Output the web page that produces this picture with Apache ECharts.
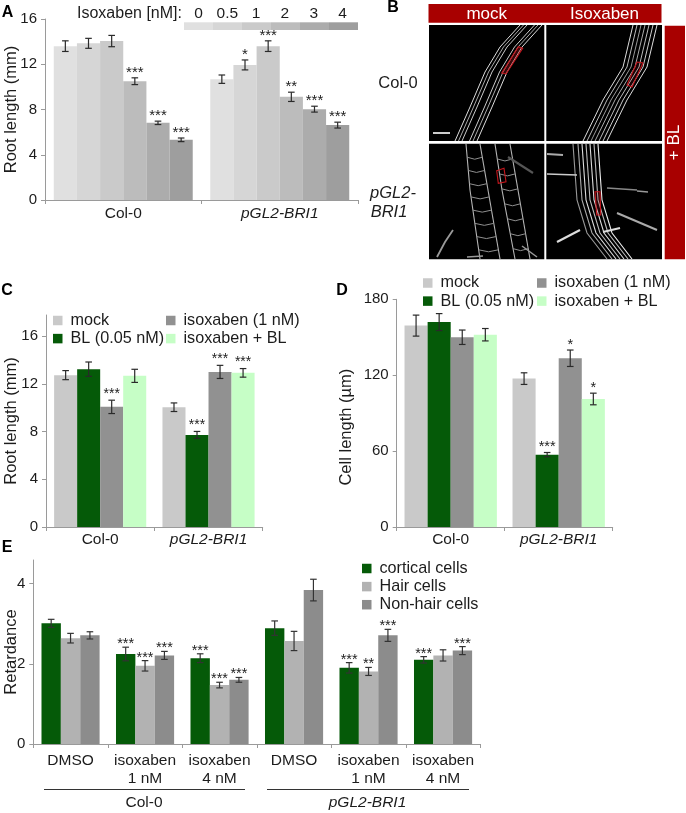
<!DOCTYPE html>
<html><head><meta charset="utf-8">
<script src="https://cdn.jsdelivr.net/npm/echarts@6/dist/echarts.min.js"></script>
<style>html,body{margin:0;padding:0;background:#fff}#c{width:686px;height:813px}</style>
</head><body><div id="c"></div>
<script>
const FONT = '"Liberation Sans", Arial, sans-serif';
const TXT = '#1c1c1c', AXIS = '#9a9a9a';

// Panel A
const aCategories = ['Col-0', 'pGL2-BRI1'];
const aDoses = ['0', '0.5', '1', '2', '3', '4'];
const aColors = ['#e0e0e0', '#d6d6d6', '#cacaca', '#bcbcbc', '#acacac', '#9e9e9e'];
const aColValues = [13.6, 13.85, 14.05, 10.5, 6.82, 5.32];
const aPglValues = [10.68, 11.94, 13.6, 9.12, 8.03, 6.62];
const aColErrors = [0.47, 0.44, 0.5, 0.3, 0.15, 0.16];
const aPglErrors = [0.37, 0.44, 0.47, 0.41, 0.26, 0.26];
const aColStars = ['', '', '', '***', '***', '***'];
const aPglStars = ['', '*', '***', '**', '***', '***'];
const aTicks = [0, 4, 8, 12, 16];

// Panels C and D
const treatments = ['mock', 'BL (0.05 nM)', 'isoxaben (1 nM)', 'isoxaben + BL'];
const treatmentColors = ['#c9c9c9', '#055a08', '#919191', '#c6fec6'];
const cdCategories = ['Col-0', 'pGL2-BRI1'];
const cColValues = [12.73, 13.23, 10.07, 12.67];
const cPglValues = [10.04, 7.72, 13.0, 12.92];
const cColErrors = [0.38, 0.6, 0.56, 0.55];
const cPglErrors = [0.36, 0.29, 0.55, 0.36];
const cColStars = ['', '', '***', ''];
const cPglStars = ['', '***', '***', '***'];
const cTicks = [0, 4, 8, 12, 16];
const dColValues = [159.2, 162, 150, 152];
const dPglValues = [117.3, 57.2, 133.4, 101.2];
const dColErrors = [8.3, 6.7, 5.7, 4.9];
const dPglErrors = [4.6, 1.7, 6.5, 4.6];
const dColStars = ['', '', '', ''];
const dPglStars = ['', '***', '*', '*'];
const dTicks = [0, 60, 120, 180];

// Panel E
const eCategories = ['DMSO', 'isoxaben\n1 nM', 'isoxaben\n4 nM', 'DMSO', 'isoxaben\n1 nM', 'isoxaben\n4 nM'];
const eSeriesNames = ['cortical cells', 'Hair cells', 'Non-hair cells'];
const eColors = ['#055a08', '#b2b2b2', '#8c8c8c'];
const eCortical = [3.01, 2.245, 2.14, 2.89, 1.90, 2.10];
const eHair = [2.64, 1.95, 1.47, 2.57, 1.81, 2.21];
const eNonHair = [2.71, 2.21, 1.6, 3.84, 2.71, 2.33];
const eCorticalErr = [0.1, 0.17, 0.11, 0.18, 0.13, 0.08];
const eHairErr = [0.12, 0.13, 0.07, 0.24, 0.1, 0.14];
const eNonHairErr = [0.09, 0.1, 0.06, 0.27, 0.15, 0.1];
const eCorticalStars = ['', '***', '***', '', '***', '***'];
const eHairStars = ['', '***', '***', '', '**', ''];
const eNonHairStars = ['', '***', '***', '', '***', '***'];
const eTicks = [0, 2, 4];

function transpose(rows) { return rows[0].map((_, i) => rows.map(r => r[i])); }

const grids = [
  { left: 45, top: 19, width: 313, height: 181, outerBoundsMode: 'none' },
  { left: 46, top: 315, width: 216.7, height: 212, outerBoundsMode: 'none' },
  { left: 396.7, top: 299.3, width: 216, height: 227.7, outerBoundsMode: 'none' },
  { left: 33.3, top: 560, width: 447, height: 184, outerBoundsMode: 'none' }
];
const labelStyle = { fontFamily: FONT, fontSize: 15.5, color: TXT };
function xAxis(i, cats, margin, extra) {
  return Object.assign({
    type: 'category', gridIndex: i, data: cats,
    axisLine: { lineStyle: { color: AXIS, width: 1 } },
    axisTick: { show: true, length: 4, lineStyle: { color: AXIS } },
    axisLabel: Object.assign({}, labelStyle, {
      interval: 0, margin: margin, lineHeight: 18,
      formatter: v => v === 'pGL2-BRI1' ? '{i|pGL2-BRI1}' : v,
      rich: { i: { fontStyle: 'italic', fontFamily: FONT, fontSize: 15.5, color: TXT } }
    })
  }, extra || {});
}
function yAxis(i, max, ticks, name, gap, pad) {
  return {
    type: 'value', gridIndex: i, min: 0, max: max,
    name: name, nameLocation: 'middle', nameRotate: 90, nameGap: gap, nameMoveOverlap: false,
    nameTextStyle: { fontFamily: FONT, fontSize: 16.5, color: TXT, padding: pad || 0 },
    axisLine: { show: true, lineStyle: { color: AXIS, width: 1 } },
    axisTick: { show: true, length: 4, lineStyle: { color: AXIS }, customValues: ticks },
    axisLabel: { fontFamily: FONT, fontSize: 15, color: TXT, margin: 8, customValues: ticks },
    splitLine: { show: false }
  };
}

function bars(axis, names, rows, colors, gap) {
  return names.map((n, s) => ({
    type: 'bar', name: n, xAxisIndex: axis, yAxisIndex: axis,
    data: rows[s], barGap: 0, barCategoryGap: gap,
    itemStyle: { color: colors[s] }, silent: true, animation: false
  }));
}
// rows[s][c], errs[s][c], stars[s][c]
function errors(axis, rows, errs, stars, gapFrac, starSize, starOff, errColor) {
  const pts = [];
  rows.forEach((r, s) => r.forEach((v, c) => pts.push({ s, c, v, e: errs[s][c], t: stars[s][c] })));
  const n = rows.length;
  return {
    type: 'custom', xAxisIndex: axis, yAxisIndex: axis, silent: true, animation: false, z: 5,
    data: pts.map(p => [p.c, p.v + p.e]),
    encode: { x: 0, y: 1 },
    renderItem(params, api) {
      const p = pts[params.dataIndex];
      const band = api.size([1, 0])[0];
      const bw = band * (1 - gapFrac) / n;
      const x = api.coord([p.c, 0])[0] + bw * (p.s - (n - 1) / 2);
      const hi = api.coord([p.c, p.v + p.e])[1];
      const lo = api.coord([p.c, p.v - p.e])[1];
      const st = { stroke: errColor, lineWidth: 1.2 };
      const kids = [
        { type: 'line', shape: { x1: x, y1: hi, x2: x, y2: lo }, style: st },
        { type: 'line', shape: { x1: x - 3.3, y1: hi, x2: x + 3.3, y2: hi }, style: st },
        { type: 'line', shape: { x1: x - 3.3, y1: lo, x2: x + 3.3, y2: lo }, style: st }
      ];
      if (p.t) kids.push({
        type: 'text', x: x, y: hi - starOff,
        style: { text: p.t, fontFamily: FONT, fontSize: starSize, fill: TXT, align: 'center', verticalAlign: 'middle' }
      });
      return { type: 'group', children: kids };
    }
  };
}

const aRows = transpose([aColValues, aPglValues]);
const aErrRows = transpose([aColErrors, aPglErrors]);
const aStarRows = transpose([aColStars, aPglStars]);
const cRows = transpose([cColValues, cPglValues]);
const cErrRows = transpose([cColErrors, cPglErrors]);
const cStarRows = transpose([cColStars, cPglStars]);
const dRows = transpose([dColValues, dPglValues]);
const dErrRows = transpose([dColErrors, dPglErrors]);
const dStarRows = transpose([dColStars, dPglStars]);
const eRows = [eCortical, eHair, eNonHair];
const eErrRows = [eCorticalErr, eHairErr, eNonHairErr];
const eStarRows = [eCorticalStars, eHairStars, eNonHairStars];

const series = [].concat(
  bars(0, aDoses, aRows, aColors, '11.2%'),
  [errors(0, aRows, aErrRows, aStarRows, 0.112, 15, 5, '#2a2a2a')],
  bars(1, treatments, cRows, treatmentColors, '15%'),
  [errors(1, cRows, cErrRows, cStarRows, 0.15, 14, 6, '#2a2a2a')],
  bars(2, treatments, dRows, treatmentColors, '14.5%'),
  [errors(2, dRows, dErrRows, dStarRows, 0.145, 14.5, 5, '#2a2a2a')],
  bars(3, eSeriesNames, eRows, eColors, '22%'),
  [errors(3, eRows, eErrRows, eStarRows, 0.22, 14.5, 3, '#333')]
);

function legend(left, top, names) {
  return {
    left, top, orient: 'vertical', data: names, selectedMode: false,
    itemWidth: 9.5, itemHeight: 9.5, itemGap: 2.1, icon: 'rect',
    padding: 0,
    textStyle: { fontFamily: FONT, fontSize: 16.2, color: TXT, padding: [0, 0, 0, 3] }
  };
}

// ---- non-data decoration ----
const g = [];
function text(t, x, y, o) {
  g.push({ type: 'text', x, y, silent: true, z: 20, rotation: (o && o.rot) || 0,
    style: Object.assign({ text: t, fontFamily: FONT, fontSize: 15.5, fill: TXT, align: 'center', verticalAlign: 'middle' }, o && o.s) });
}
function rect(x, y, w, h, fill) { g.push({ type: 'rect', silent: true, z: 10, shape: { x, y, width: w, height: h }, style: { fill } }); }
function poly(points, stroke, lw, z) {
  g.push({ type: 'polyline', silent: true, z: z || 11, shape: { points }, style: { stroke, lineWidth: lw, fill: 'none' } });
}
function shift(path, dx) { return path.map(p => [p[0] + dx, p[1]]); }
function redBox(points, fill) {
  g.push({ type: 'polygon', silent: true, z: 13, shape: { points }, style: { stroke: '#c5161d', lineWidth: 1.1, fill: fill || 'rgba(170,20,30,0.35)' } });
}
function bold(t, x, y) { text(t, x, y, { s: { fontWeight: 'bold', fontSize: 16, fill: '#000' } }); }

bold('A', 7.5, 13); bold('B', 393, 8); bold('C', 7, 291); bold('D', 342, 291); bold('E', 7, 548);

// Panel A dose key
text('Isoxaben [nM]:', 129.5, 14, { s: { fontSize: 16 } });
aDoses.forEach((d, i) => {
  rect(184 + i * 29, 22.3, 29, 7.7, aColors[i]);
  text(d, 198.5 + i * 28.8, 14, { s: { fontSize: 15.5 } });
});

// Panel E group labels
poly([[44, 789.5], [245, 789.5]], '#333', 1);
poly([[267, 789.5], [469, 789.5]], '#333', 1);
text('Col-0', 144, 803);
text('pGL2-BRI1', 367.5, 803, { s: { fontStyle: 'italic' } });

// Panel B
const RED = '#a80000';
rect(428.5, 4, 233, 18.8, RED);
rect(664.7, 25.7, 20.3, 233.5, RED);
text('mock', 486.7, 14, { s: { fill: '#fff', fontSize: 17 } });
text('Isoxaben', 604.5, 14, { s: { fill: '#fff', fontSize: 17 } });
text('+ BL', 674.5, 142.5, { rot: Math.PI / 2, s: { fill: '#fff', fontSize: 17 } });
text('Col-0', 398, 83, { s: { fontSize: 16.5 } });
text('pGL2-', 393, 193.5, { s: { fontSize: 16.5, fontStyle: 'italic' } });
text('BRI1', 389, 212, { s: { fontSize: 16.5, fontStyle: 'italic' } });
rect(429, 25, 115.3, 116, '#000');
rect(546.3, 25, 115.7, 116, '#000');
rect(429, 143.7, 115.3, 115.6, '#000');
rect(546.3, 143.7, 115.7, 115.6, '#000');

// top-left root
const tl = [[455, 141], [470, 107], [485, 72], [500, 47], [520, 25]];
[[0, '#ddd'], [3.5, '#aaa'], [7, '#ccc'], [14.5, '#ccc'], [18, '#aaa'], [22, '#ddd']].forEach(o => poly(shift(tl, o[0]), o[1], 1));
redBox([[501.7, 73], [518.3, 46.7], [522.7, 48.3], [506, 74]]);
poly([[433, 133], [450, 133]], '#fff', 1.6);

// top-right root
const tr = [[583, 141], [603, 100], [623, 67], [633, 25]];
[[0, '#ddd'], [4, '#bbb'], [8, '#999'], [12, '#aaa'], [16, '#bbb'], [20, '#ccc'], [24, '#ddd']].forEach(o => poly(shift(tr, o[0]), o[1], 1));
redBox([[627, 85], [637, 62], [643, 63], [632, 87]], 'rgba(170,20,30,0.15)');

// bottom-left root: two cell ladders
function ladder(a, b, step) {
  poly(a, '#b5b5b5', 1.1); poly(b, '#b5b5b5', 1.1);
  const lerp = (path, t) => {
    const y = path[0][1] + (path[path.length - 1][1] - path[0][1]) * t;
    for (let i = 1; i < path.length; i++) if (y <= path[i][1]) {
      const u = (y - path[i - 1][1]) / (path[i][1] - path[i - 1][1]);
      return [path[i - 1][0] + (path[i][0] - path[i - 1][0]) * u, y];
    }
    return path[path.length - 1];
  };
  for (let t = step; t < 1; t += step) {
    const p = lerp(a, t), q = lerp(b, t);
    poly([p, [(p[0] + q[0]) / 2, p[1] + 2], q], '#8f8f8f', 1);
  }
}
ladder([[466, 144], [470, 190], [480, 259]], [[480, 144], [488, 190], [500, 259]], 0.115);
ladder([[495, 144], [502, 190], [515, 259]], [[510, 144], [518, 190], [530, 259]], 0.13);
poly([[437, 257], [445, 242], [453, 230]], '#9a9a9a', 1.8);
poly([[508, 157], [533, 173]], '#555', 2.2);
poly([[467, 257], [483, 256]], '#999', 1.5);
poly([[522, 246], [537, 257]], '#999', 1.5);
redBox([[496.7, 170.7], [504, 168.3], [506, 181.7], [498.3, 183.3]], 'rgba(0,0,0,0)');

// bottom-right root
const br = [[573, 144], [577, 200], [587, 233], [607, 259]];
[[0, '#999'], [5, '#aaa'], [9, '#ddd'], [13, '#bbb'], [17, '#ddd'], [21, '#bbb'], [25, '#eee']].forEach(o => poly(shift(br, o[0]), o[1], 1.1));
[[[547, 154], [563, 155], '#aaa', 1.8], [[547, 174], [577, 175], '#ccc', 1.6], [[557, 242], [580, 230], '#ddd', 2.2],
 [[603, 232], [620, 228], '#ddd', 2], [[617, 213], [657, 230], '#aaa', 2], [[607, 188], [637, 190], '#888', 1.6],
 [[637, 191], [648, 192], '#999', 1.6]].forEach(h => poly([h[0], h[1]], h[2], h[3]));
redBox([[595, 191.7], [600, 191.7], [600.7, 215], [596.7, 215]], 'rgba(170,20,30,0.2)');

const chart = echarts.init(document.getElementById('c'), null, { renderer: 'canvas' });
chart.setOption({
  animation: false,
  backgroundColor: '#fff',
  textStyle: { fontFamily: FONT },
  tooltip: { show: false },
  grid: grids,
  xAxis: [
    xAxis(0, aCategories, 5),
    xAxis(1, cdCategories, 4),
    xAxis(2, cdCategories, 4),
    xAxis(3, eCategories, 8)
  ],
  yAxis: [
    yAxis(0, 16, aTicks, 'Root length (mm)', 25),
    yAxis(1, 17.77, cTicks, 'Root length (mm)', 26),
    yAxis(2, 180, dTicks, 'Cell length (µm)', 42, [0, 28, 0, 0]),
    yAxis(3, 4.59, eTicks, 'Retardance', 13)
  ],
  legend: [
    legend(53, 312.5, treatments.slice(0, 2)),
    legend(166, 312.5, treatments.slice(2)),
    legend(423, 275, treatments.slice(0, 2)),
    legend(537, 275, treatments.slice(2)),
    legend(362, 560.5, eSeriesNames)
  ],
  graphic: { elements: g },
  series
});
</script></body></html>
----------
**THE PROBLEM**. Transcribe exactly, with no pictures, the lines running from the first line of the material through the line holding "const TXT = '#1c1c1c', AXIS = '#9a9a9a';".

**ANSWER TO THE PROBLEM**.
Output the web page that produces this picture with Apache ECharts.
<!DOCTYPE html>
<html><head><meta charset="utf-8">
<script src="https://cdn.jsdelivr.net/npm/echarts@6/dist/echarts.min.js"></script>
<style>html,body{margin:0;padding:0;background:#fff}#c{width:686px;height:813px}</style>
</head><body><div id="c"></div>
<script>
const FONT = '"Liberation Sans", Arial, sans-serif';
const TXT = '#1c1c1c', AXIS = '#9a9a9a';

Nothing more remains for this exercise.